L’une des chambres visitées puent du sang. C’est là selon les habitants qu’est déposé le fameux gri-gri de tête humaine, qui a accentué l’ardeur des jeunes à piller.
Les chambres des maisons sont vides de leurs propriétaires. Les Adja ont tous fui Gléi.
« Il y a quelques temps ont a constaté dans cette ville la disparition tout azimut des enfants. Ce sont ces Adja qui ont tué nos petits frères. Ils font de l’argent avec certaines parties du corps humain. Ils sont les crésus de la localité. Ils n’ont plus la protection de leur gri-gri. On les a eus. Sinon comment peut-on comprendre que les jeunes sont allés jusque-là. Cela ne s’est jamais passé ici. Le malheur ne vient jamais seul. Tout d’abord, les jeunes voulaient se venger de la mort de leur frère, après l’arrestation de deux Adja soupçonnés responsables du meurtre. Dans la vengeance, les jeunes ont découvert la tête d’une jeune fille dans l’angle de la chambre à coucher d’un autre présumé meurtrier. C’est ce qui a accentué plus le pillage. Cette tête se trouve chez le chef canton », explique longuement Kodjo, un jeune faisant parti du groupe des pilleurs.
Même son de cloche chez Ayébadjè, un autre jeune qui trouve qu’à quelque chose malheur est bon.
« On ne savait jamais que ces Adja tuaient en cachette nos petits frères. Si ce n’est pas l’assassinat d’Augustin et l’enquête diligentée par la gendarmerie de Notsè, on ne saurait jamais. Même, on nous dit qu’il y a un avant-bras qui a été découvert dans la même chambre où la tête a été trouvée », déplore-t-il.
Par contre, si Ayéfounin, jeune lycéen de la localité a participé au pillage des boutiques et maisons des Adja, ce n’est pas par haine contre eux, mais c’est parce qu’ils ont assassiné un digne fils du milieu.
« Tout le monde sait que le monopole du trafic de carburant ici appartient aux Adja Béninois. Mais lorsque le jeune Augustin a commencé ce commerce, bien qu’illicite, il a acheté des motos Taxis à des jeunes qui ne font rien et deux voitures de transports. Plusieurs jeunes ont basé leur projet sur lui et voilà qu’on l’a bêtement assassiné », s’indigne-t-il.
Mais au niveau du palais cantonal de Gléi, la réaction est tout autre.
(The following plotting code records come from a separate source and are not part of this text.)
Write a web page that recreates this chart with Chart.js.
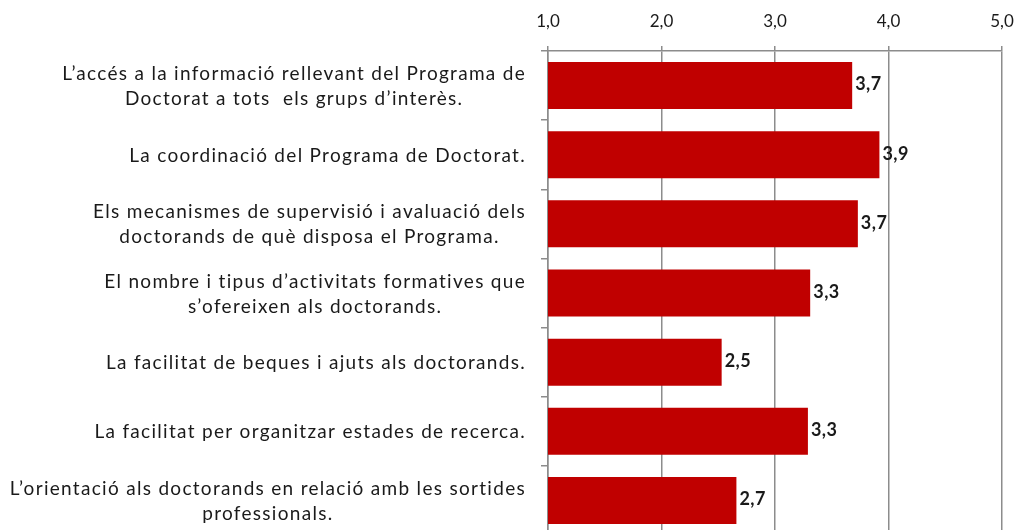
<!DOCTYPE html>
<html>
<head>
<meta charset="utf-8">
<script src="https://cdn.jsdelivr.net/npm/chart.js@4.4.1/dist/chart.umd.min.js"></script>
<style>
  html, body { margin: 0; padding: 0; background: #fff; overflow: hidden; }
  #wrap { width: 1017px; height: 535px; position: relative; }
</style>
</head>
<body>
<div id="wrap"><canvas id="chart"></canvas></div>
<script>
// Data
const categories = [
  ['L\u2019accés a la informació rellevant del Programa de', 'Doctorat a tots  els grups d\u2019interès.'],
  ['La coordinació del Programa de Doctorat.'],
  ['Els mecanismes de supervisió i avaluació dels', 'doctorands de què disposa el Programa.'],
  ['El nombre i tipus d\u2019activitats formatives que', 's\u2019ofereixen als doctorands.'],
  ['La facilitat de beques i ajuts als doctorands.'],
  ['La facilitat per organitzar estades de recerca.'],
  ['L\u2019orientació als doctorands en relació amb les sortides', 'professionals.']
];
const values = [3.68, 3.92, 3.73, 3.31, 2.53, 3.29, 2.66];
const tickValues = [1, 2, 3, 4, 5];

const FONT = 'Lato, "Open Sans", sans-serif';
const TEXT = '#1a1a1a';
const AXIS = '#8c8c8c';

function fmt(v, d) {
  return v.toFixed(d).replace('.', ',');
}

// category labels: each block right-aligned, lines centred in the block
const categoryLabels = {
  id: 'categoryLabels',
  afterDraw(chart) {
    const ctx = chart.ctx;
    const y = chart.scales.y;
    ctx.save();
    ctx.font = '19px ' + FONT;
    ctx.letterSpacing = '1.3px';
    ctx.fillStyle = TEXT;
    ctx.textAlign = 'center';
    ctx.textBaseline = 'middle';
    const right = 526, lh = 25;
    categories.forEach((lines, i) => {
      const w = Math.max(...lines.map(l => ctx.measureText(l).width));
      const cx = right - w / 2;
      const cy = y.getPixelForTick(i) + 1;
      lines.forEach((l, j) => {
        ctx.fillText(l, cx, cy + (j - (lines.length - 1) / 2) * lh);
      });
    });
    ctx.letterSpacing = '0px';
    ctx.restore();
  }
};

// value labels at the end of each bar
const valueLabels = {
  id: 'valueLabels',
  afterDatasetsDraw(chart) {
    const ctx = chart.ctx;
    const meta = chart.getDatasetMeta(0);
    ctx.save();
    ctx.font = 'bold 18px ' + FONT;
    ctx.letterSpacing = '0.5px';
    ctx.fillStyle = TEXT;
    ctx.textAlign = 'left';
    ctx.textBaseline = 'middle';
    meta.data.forEach((bar, i) => {
      ctx.fillText(fmt(values[i], 1), bar.x + 3, bar.y - 1);
    });
    ctx.letterSpacing = '0px';
    ctx.restore();
  }
};

const ctx = document.getElementById('chart').getContext('2d');
new Chart(ctx, {
  type: 'bar',
  data: {
    labels: categories.map((c, i) => i),
    datasets: [{
      data: values,
      backgroundColor: '#c00000',
      borderWidth: 0,
      categoryPercentage: 1,
      barPercentage: 0.68
    }]
  },
  options: {
    indexAxis: 'y',
    responsive: true,
    maintainAspectRatio: false,
    animation: false,
    layout: { padding: { left: 0, right: 15, top: 0, bottom: 0 } },
    plugins: {
      legend: { display: false },
      tooltip: { enabled: false }
    },
    scales: {
      x: {
        position: 'top',
        min: 1,
        max: 5,
        afterBuildTicks(scale) {
          scale.ticks = tickValues.map(v => ({ value: v }));
        },
        afterFit(scale) { scale.height = 51; },
        ticks: {
          font: { family: FONT, size: 17, lineHeight: '44px' },
          color: TEXT,
          padding: 2,
          callback: v => fmt(v, 1)
        },
        grid: {
          color: AXIS,
          lineWidth: 1.5,
          tickLength: 5
        },
        border: { color: AXIS, width: 1.5 }
      },
      y: {
        afterFit(scale) { scale.width = 548; },
        ticks: { display: false },
        grid: {
          offset: true,
          drawOnChartArea: false,
          color: AXIS,
          lineWidth: 1.5,
          tickLength: 7
        },
        border: { color: AXIS, width: 1.5 }
      }
    }
  },
  plugins: [categoryLabels, valueLabels]
});
</script>
</body>
</html>
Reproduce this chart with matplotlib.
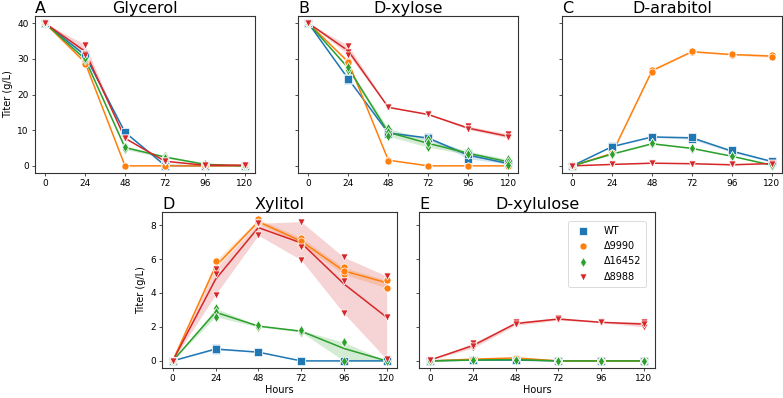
import numpy as np
import matplotlib
matplotlib.use("Agg")
import matplotlib.pyplot as plt

hours = [0, 24, 48, 72, 96, 120]
strains = ["WT", "Δ9990", "Δ16452", "Δ8988"]
colors = ["#1f77b4", "#ff7f0e", "#2ca02c", "#d62728"]
markers = ["s", "o", "d", "v"]

# replicates per time point (3 each) --- Glycerol
glycerol_wt = [[40, 40, 40], [31.0, 30.6, 31.4], [9.6, 9.2, 9.4], [0.3, 0, 0], [0, 0, 0], [0, 0, 0]]
glycerol_9990 = [[40, 40, 40], [29.0, 29.4, 28.6], [0, 0, 0], [0, 0, 0], [0, 0, 0], [0, 0, 0]]
glycerol_16452 = [[40, 40, 40], [30.0, 29.6, 30.3], [5.5, 4.6, 5.3], [2.9, 2.2, 2.3], [0.6, 0.3, 0.4], [0, 0, 0]]
glycerol_8988 = [[40, 40, 40], [34.0, 31.3, 31.0], [7.9, 7.6, 7.7], [1.4, 1.2, 1.3], [0.2, 0.1, 0.2], [0.3, 0.1, 0.2]]

# D-xylose
xylose_wt = [[40, 40, 40], [24.6, 24.2, 24.3], [9.2, 9.5, 9.0], [8.0, 7.6, 7.8], [2.0, 3.6, 3.4], [0.5, 0.8, 0.7]]
xylose_9990 = [[40, 40, 40], [29.3, 28.9, 29.1], [1.6, 1.7, 1.5], [0, 0, 0], [0, 0, 0], [0, 0, 0]]
xylose_16452 = [[40, 40, 40], [27.5, 27.0, 27.7], [10.5, 9.4, 8.3], [7.4, 5.2, 6.3], [4.1, 3.2, 3.3], [1.9, 1.2, 0.3]]
xylose_8988 = [[40, 40, 40], [33.7, 31.8, 31.2], [16.4, 16.3, 16.5], [14.5, 14.3, 14.4], [11.1, 10.2, 10.4], [9.0, 7.8, 8.0]]

# D-arabitol
arabitol_wt = [[0, 0, 0], [5.4, 5.5, 5.3], [8.1, 8.2, 8.0], [8.0, 7.4, 8.2], [4.2, 3.8, 4.4], [1.3, 1.0, 1.4]]
arabitol_9990 = [[0, 0, 0], [3.6, 3.4, 3.5], [26.7, 27.0, 26.4], [32.0, 31.8, 32.2], [31.2, 31.0, 31.4], [30.7, 31.2, 30.4]]
arabitol_16452 = [[0, 0, 0], [3.3, 3.2, 3.4], [6.3, 6.0, 6.3], [4.9, 4.8, 5.0], [2.6, 2.8, 2.7], [0.2, 0.1, 0.3]]
arabitol_8988 = [[0, 0, 0], [0.4, 0.4, 0.4], [0.8, 0.7, 0.75], [0.6, 0.6, 0.6], [0.3, 0.2, 0.4], [0.7, 0.6, 0.65]]

# Xylitol
xylitol_wt = [[0, 0, 0], [0.75, 0.65, 0.7], [0.5, 0.55, 0.5], [0, 0, 0], [0, 0, 0], [0, 0, 0]]
xylitol_9990 = [[0, 0, 0], [5.9, 5.4, 5.4], [8.35, 8.1, 8.15], [7.25, 6.85, 7.05], [5.5, 5.1, 5.3], [4.75, 4.75, 4.3]]
xylitol_16452 = [[0, 0, 0], [3.1, 2.9, 2.6], [2.05, 2.0, 2.1], [1.75, 1.7, 1.8], [1.1, 1.1, 0.0], [0, 0, 0]]
xylitol_8988 = [[0, 0, 0], [5.4, 5.1, 3.9], [8.05, 8.1, 7.4], [8.2, 5.95, 6.7], [6.1, 4.7, 2.8], [5.0, 2.6, 0.1]]

# D-xylulose
xylulose_wt = [[0, 0, 0], [0.05, 0.05, 0.05], [0.05, 0.05, 0.05], [0, 0, 0], [0, 0, 0], [0, 0, 0]]
xylulose_9990 = [[0, 0, 0], [0.1, 0.1, 0.1], [0.2, 0.15, 0.18], [0, 0, 0], [0, 0, 0], [0, 0, 0]]
xylulose_16452 = [[0, 0, 0], [0.05, 0.05, 0.05], [0.1, 0.05, 0.08], [0, 0, 0], [0, 0, 0], [0, 0, 0]]
xylulose_8988 = [[0.05, 0.05, 0.05], [1.05, 0.75, 0.9], [2.3, 2.1, 2.2], [2.55, 2.4, 2.45], [2.3, 2.25, 2.27], [2.3, 2.0, 2.2]]

panels = [
    ("A", "Glycerol", [glycerol_wt, glycerol_9990, glycerol_16452, glycerol_8988]),
    ("B", "D-xylose", [xylose_wt, xylose_9990, xylose_16452, xylose_8988]),
    ("C", "D-arabitol", [arabitol_wt, arabitol_9990, arabitol_16452, arabitol_8988]),
    ("D", "Xylitol", [xylitol_wt, xylitol_9990, xylitol_16452, xylitol_8988]),
    ("E", "D-xylulose", [xylulose_wt, xylulose_9990, xylulose_16452, xylulose_8988]),
]

W, H = 783, 398
fig = plt.figure(figsize=(W / 100, H / 100), dpi=100)

def box(l, r, t, b):
    return [l / W, 1 - b / H, (r - l) / W, (b - t) / H]

axA = fig.add_axes(box(35, 255, 16, 173))
axB = fig.add_axes(box(298.3, 518.3, 16, 173), sharey=axA)
axC = fig.add_axes(box(562.3, 781.7, 16, 173), sharey=axA)
axD = fig.add_axes(box(162, 397.4, 212, 368))
axE = fig.add_axes(box(419.3, 654.7, 212, 368), sharey=axD)
axes = [axA, axB, axC, axD, axE]

spine_col = "#333333"
for ax, (letter, title, data) in zip(axes, panels):
    for reps, c, m, name in zip(data, colors, markers, strains):
        arr = np.array(reps, dtype=float)
        mean = arr.mean(axis=1)
        lo = arr.min(axis=1)
        hi = arr.max(axis=1)
        ax.fill_between(hours, lo, hi, color=c, alpha=0.2, lw=0)
        ax.plot(hours, mean, color=c, lw=1.1)
    for reps, c, m, name in zip(data, colors, markers, strains):
        arr = np.array(reps, dtype=float)
        xs = np.repeat(hours, arr.shape[1])
        ax.scatter(xs, arr.ravel(), marker=m, s=26, color=c, edgecolors="white",
                   linewidths=0.5, zorder=3, label=name)
    ax.set_xticks(hours)
    ax.tick_params(labelsize=6.5, length=2.4, width=0.6, color=spine_col, pad=2)
    for sp in ax.spines.values():
        sp.set_color(spine_col)
        sp.set_linewidth(0.8)
    ax.set_title(title, fontsize=11.5, pad=2)
    ax.set_title(letter, fontsize=11.5, loc="left", pad=2)

for ax in (axB, axC, axE):
    ax.tick_params(labelleft=False)

axA.set_ylabel("Titer (g/L)", fontsize=7, labelpad=3)
axD.set_ylabel("Titer (g/L)", fontsize=7, labelpad=3)
axD.set_xlabel("Hours", fontsize=7, labelpad=1.5)
axE.set_xlabel("Hours", fontsize=7, labelpad=1.5)

leg = axE.legend(loc="upper right", fontsize=7, frameon=True, borderpad=0.5,
                 labelspacing=0.55, handletextpad=1.2, markerscale=1.0,
                 bbox_to_anchor=(0.985, 0.975))
leg.get_frame().set_edgecolor("#cccccc")
leg.get_frame().set_linewidth(0.6)

fig.savefig("out.png", dpi=100)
Le chef canton déplore cette situation et pense que la loi doit être appliquée.
« Je suis un chef pour tous et non pour les gens de mon ethnie ou de ma famille. Un de mes neveux fait partie des jeunes qui ont pillé, il n’a qu’à assumer. Les Adja ont toujours vécu en parfaite harmonie avec nous ici. Quand on parle de tête de femme, je te dis que c’est faux. C’est une boule de gri-gri, mais ce n’est pas une tête humaine », s’explique-t-il en se levant pour nous montrer la boule dans un sachet qui ressemble à une tête imbibée de sang.
« Les jeunes ont volé tout dans les boutiques. Ils ont pris jusqu’au matelas, lits et autres. Certains ont pris des postes téléviseurs d’autres des fauteuils. C’est déplorable qu’il n’ y avait pas assez de gendarmes », se lamente-t-il.
Même les gendarmes en faction dans la ville pensent que ce n’est pas question de meurtre qui a créé ces pillages, mais plutôt une haine sociale.
« Plusieurs jeunes qui ont agi ne font rien. Cela a été une occasion pour eux de voler les Adja qu’ils considèrent comme des étrangers, mais riches. Nous avons pris nos dispositions et tout se passe bien », affirme un des responsables de la gendarmerie qui a requis l’anonymat.
La tension reste toujours palpable à Gléi. Aucun Adja ne vit plus dans cette ville. Ils ont été chassés de force par les jeunes, sous les yeux du chef canton qui est resté impuissant face à la furie de ceux-ci.
Mais, diligenter une enquête pour mettre de l’ordre dans la ville serait utile à tous.